A federal court judge in California recently ruled that a blind plaintiff, Sean Gorecki, could continue his lawsuit against a retailer, Hobby Lobby, about the accessibility of it’s website. Hobby Lobby had asked the court to dismiss the case on various grounds, all of which were rejected by the judge.
A week earlier, a federal judge in Florida handed down a verdict in the case of Gil v. Winn-Dixie Stores, Inc., finding that Winn-Dixie had violated Title III of the Americans with Disabilities Act (“ADA”) by having a website that could not be used by the blind plaintiff.
In the Winn-Dixie case, Judge Robert Scola ruled on three issues:
- whether Winn-Dixie’s website was subject to the ADA;
- whether the plaintiff was denied the full and equal enjoyment of Winn-Dixie’s goods and services because of his disability; and
- whether the requested modifications to Winn-Dixie’s website were reasonable and readily achievable.
First, the court concluded that Winn-Dixie’s website was subject to the ADA. In his ruling, the judge noted that the website operates as a gateway to the company’s physical stores. Although the ADA does not contemplate websites, it does deal very clearly with physical stores.
Second, the judge determined that Winn-Dixie’s website violated the ADA because it was incompatible with screen reader software for the visually impaired, and therefore was inaccessible to visually impaired persons. Although third-parties operated parts of the website, the court held Winn-Dixie responsible for the lack of accessibility because the company was in fact responsible for the third-parties that operated parts of the website.

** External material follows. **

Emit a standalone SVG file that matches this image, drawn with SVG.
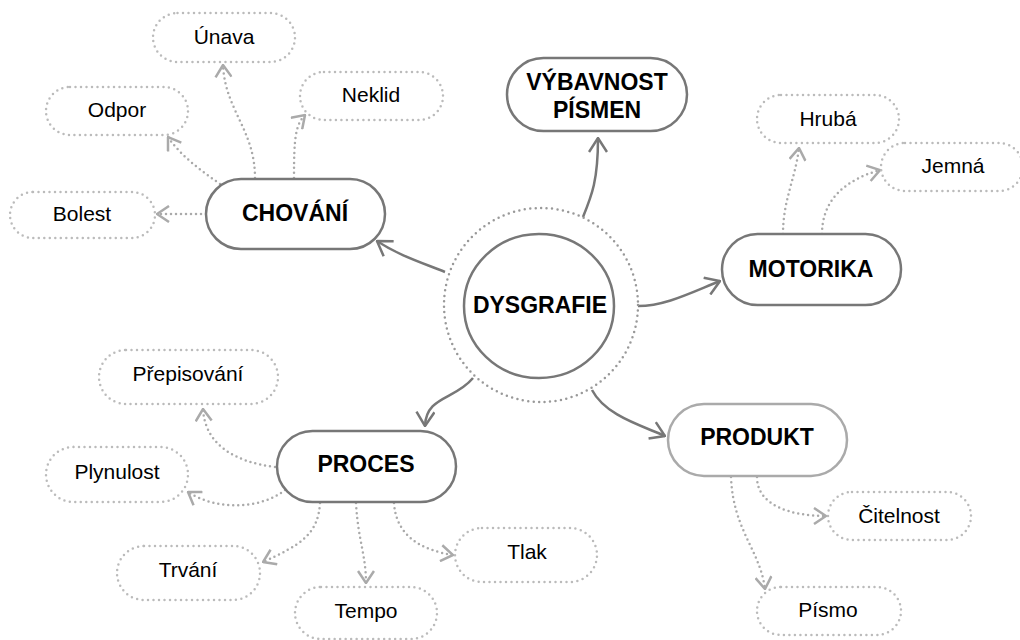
<svg xmlns="http://www.w3.org/2000/svg" width="1020" height="640" viewBox="0 0 1020 640">
  <style>
    .main { fill: #ffffff; stroke: #777777; stroke-width: 2.5; }
    .main.light { stroke: #aaaaaa; }
    .leaf { fill: #ffffff; stroke: #bbbbbb; stroke-width: 2.5; stroke-dasharray: 0 5.5; stroke-linecap: round; }
    .ring { fill: none; stroke: #999999; stroke-width: 2.5; stroke-dasharray: 0 5.5; stroke-linecap: round; }
    .title { font-family: "Liberation Sans", Arial, sans-serif; font-weight: bold; font-size: 23px; fill: #000000; text-anchor: middle; }
    .label { font-family: "Liberation Sans", Arial, sans-serif; font-size: 21px; fill: #000000; text-anchor: middle; }
    .solid { fill: none; stroke: #777777; stroke-width: 2.5; marker-end: url(#arrowSolid); }
    .solid.light { stroke: #888888; }
    .dotted { fill: none; stroke: #aaaaaa; stroke-width: 2.5; stroke-dasharray: 0 5; stroke-linecap: round; marker-end: url(#arrowDotted); }
  </style>
  <defs>
    <marker id="arrowSolid" viewBox="0 0 16 20" refX="15" refY="10" markerWidth="16" markerHeight="20" markerUnits="userSpaceOnUse" orient="auto">
      <path d="M1,1 L15,10 L1,19" fill="none" stroke="#777777" stroke-width="2.5"/>
    </marker>
    <marker id="arrowDotted" viewBox="0 0 14 18" refX="13" refY="9" markerWidth="14" markerHeight="18" markerUnits="userSpaceOnUse" orient="auto">
      <path d="M1,1 L13,9 L1,17" fill="none" stroke="#aaaaaa" stroke-width="2.5"/>
    </marker>
  </defs>

  <!-- connectors -->
  <g id="connectors">
    <!-- from the centre -->
    <path class="solid" d="M445,272 C420,262 398,255 377,241"/>
    <path class="solid" d="M583,217 C592,195 598,180 598,138"/>
    <path class="solid" d="M638,306 C665,306 690,293 720,281"/>
    <path class="solid" d="M473,378 C455,400 426,396 425,426"/>
    <path class="solid" d="M592,390 C605,415 640,425 665,436"/>
    <!-- CHOVÁNÍ -->
    <path class="dotted" d="M206,214 L157,214"/>
    <path class="dotted" d="M220,184 C200,170 180,155 168,137"/>
    <path class="dotted" d="M255,178 C255,130 225,110 223,65"/>
    <path class="dotted" d="M294,178 C294,140 295,125 305,115"/>
    <!-- MOTORIKA -->
    <path class="dotted" d="M783,234 C783,200 795,180 799,148"/>
    <path class="dotted" d="M822,234 C822,200 845,180 880,170"/>
    <!-- PROCES -->
    <path class="dotted" d="M275,467 C235,462 205,445 203,409"/>
    <path class="dotted" d="M285,490 C260,510 215,510 188,492"/>
    <path class="dotted" d="M320,503 C318,535 300,545 263,562"/>
    <path class="dotted" d="M356,503 C358,540 366,555 366,583"/>
    <path class="dotted" d="M394,503 C396,535 420,550 453,555"/>
    <!-- PRODUKT -->
    <path class="dotted" d="M757,477 C757,505 790,516 826,516"/>
    <path class="dotted" d="M731,477 C733,530 760,550 765,589"/>
  </g>

  <!-- centre -->
  <g id="dysgrafie">
    <circle class="ring" cx="541" cy="305" r="97"/>
    <ellipse class="main" cx="539" cy="306" rx="75" ry="72"/>
    <text class="title" x="540" y="313">DYSGRAFIE</text>
  </g>

  <!-- main branches -->
  <g id="chovani">
    <rect class="main" x="206" y="179" width="179" height="70" rx="35"/>
    <text class="title" x="295" y="221">CHOVÁNÍ</text>
  </g>
  <g id="vybavnost">
    <rect class="main" x="507" y="58" width="180" height="73" rx="36.5"/>
    <text class="title" x="597" y="90">VÝBAVNOST</text>
    <text class="title" x="597" y="118">PÍSMEN</text>
  </g>
  <g id="motorika">
    <rect class="main" x="722" y="234" width="179" height="71" rx="35.5"/>
    <text class="title" x="811" y="277">MOTORIKA</text>
  </g>
  <g id="proces">
    <rect class="main" x="277" y="431" width="179" height="71" rx="35.5"/>
    <text class="title" x="366" y="472">PROCES</text>
  </g>
  <g id="produkt">
    <rect class="main light" x="668" y="404" width="179" height="72" rx="36"/>
    <text class="title" x="757" y="445">PRODUKT</text>
  </g>

  <!-- leaves -->
  <g id="unava">
    <rect class="leaf" x="153" y="13" width="142" height="49" rx="24.5"/>
    <text class="label" x="224" y="44">Únava</text>
  </g>
  <g id="odpor">
    <rect class="leaf" x="46" y="87" width="142" height="48" rx="24"/>
    <text class="label" x="117" y="117">Odpor</text>
  </g>
  <g id="neklid">
    <rect class="leaf" x="300" y="72" width="143" height="48" rx="24"/>
    <text class="label" x="371" y="102">Neklid</text>
  </g>
  <g id="bolest">
    <rect class="leaf" x="10" y="192" width="145" height="46" rx="23"/>
    <text class="label" x="82" y="221">Bolest</text>
  </g>
  <g id="hruba">
    <rect class="leaf" x="757" y="95" width="142" height="48" rx="24"/>
    <text class="label" x="828" y="126">Hrubá</text>
  </g>
  <g id="jemna">
    <rect class="leaf" x="881" y="143" width="142" height="48" rx="24"/>
    <text class="label" x="953" y="173">Jemná</text>
  </g>
  <g id="prepisovani">
    <rect class="leaf" x="99" y="350" width="179" height="54" rx="27"/>
    <text class="label" x="188" y="381">Přepisování</text>
  </g>
  <g id="plynulost">
    <rect class="leaf" x="46" y="447" width="142" height="55" rx="27.5"/>
    <text class="label" x="117" y="479">Plynulost</text>
  </g>
  <g id="trvani">
    <rect class="leaf" x="117" y="546" width="143" height="54" rx="27"/>
    <text class="label" x="188" y="577">Trvání</text>
  </g>
  <g id="tempo">
    <rect class="leaf" x="295" y="587" width="142" height="52" rx="26"/>
    <text class="label" x="366" y="618">Tempo</text>
  </g>
  <g id="tlak">
    <rect class="leaf" x="455" y="528" width="142" height="54" rx="27"/>
    <text class="label" x="527" y="559">Tlak</text>
  </g>
  <g id="citelnost">
    <rect class="leaf" x="828" y="492" width="143" height="48" rx="24"/>
    <text class="label" x="899" y="523">Čitelnost</text>
  </g>
  <g id="pismo">
    <rect class="leaf" x="757" y="587" width="144" height="48" rx="24"/>
    <text class="label" x="828" y="617">Písmo</text>
  </g>
</svg>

Lastly, the judge ruled that the cost of making the website accessible – $250,000 – was not an undue burden. The cost was small compared to the millions of dollars Winn-Dixie spent to launch and later remake the website.
The Winn-Dixie ruling contrasts with two wins for retailers in this area of law from earlier this year.
In a Florida case, a federal court judge dismissed a lawsuit because the plaintiff failed to allege that his ability to use Bang & Olufsen’s retail website prevented him from accessing it’s stores. The court explicitly rejected the argument that the ADA requires a website to provide the same online shopping experience as it does for non-disabled people. In his ruling, the judge wrote: “if a retailer chooses to have a website, the website cannot impede a disabled person’s full use and enjoyment of the brick-and-mortar store.”
In a California case, a federal court dismissed a lawsuit by a blind plaintiff who claimed that he could not use his screen reader to order a pizza from Domino’s Pizza. The court rejected the argument that the ADA did not cover websites, but ruled that Domino’s had met it’s obligations under the law by providing access to essentially the same services by phone. The court noted that requiring Domino’s to have a disabled-accessible website at this time, when neither law nor regulations explicitly require websites to be disabled-accessible, would violate the company’s constitutional rights.
To conclude, brick and mortar retailers who integrate online experiences with their physical stores may be required by the ADA to make their websites disabled-accessible. Despite the varied results in these cases, the rise in these types of cases will inspire more demands and lawsuits against retailers asserting website accessibility claims. Businesses should consult with a legal professional to determine if the ADA requires them to make their website disabled-accessible.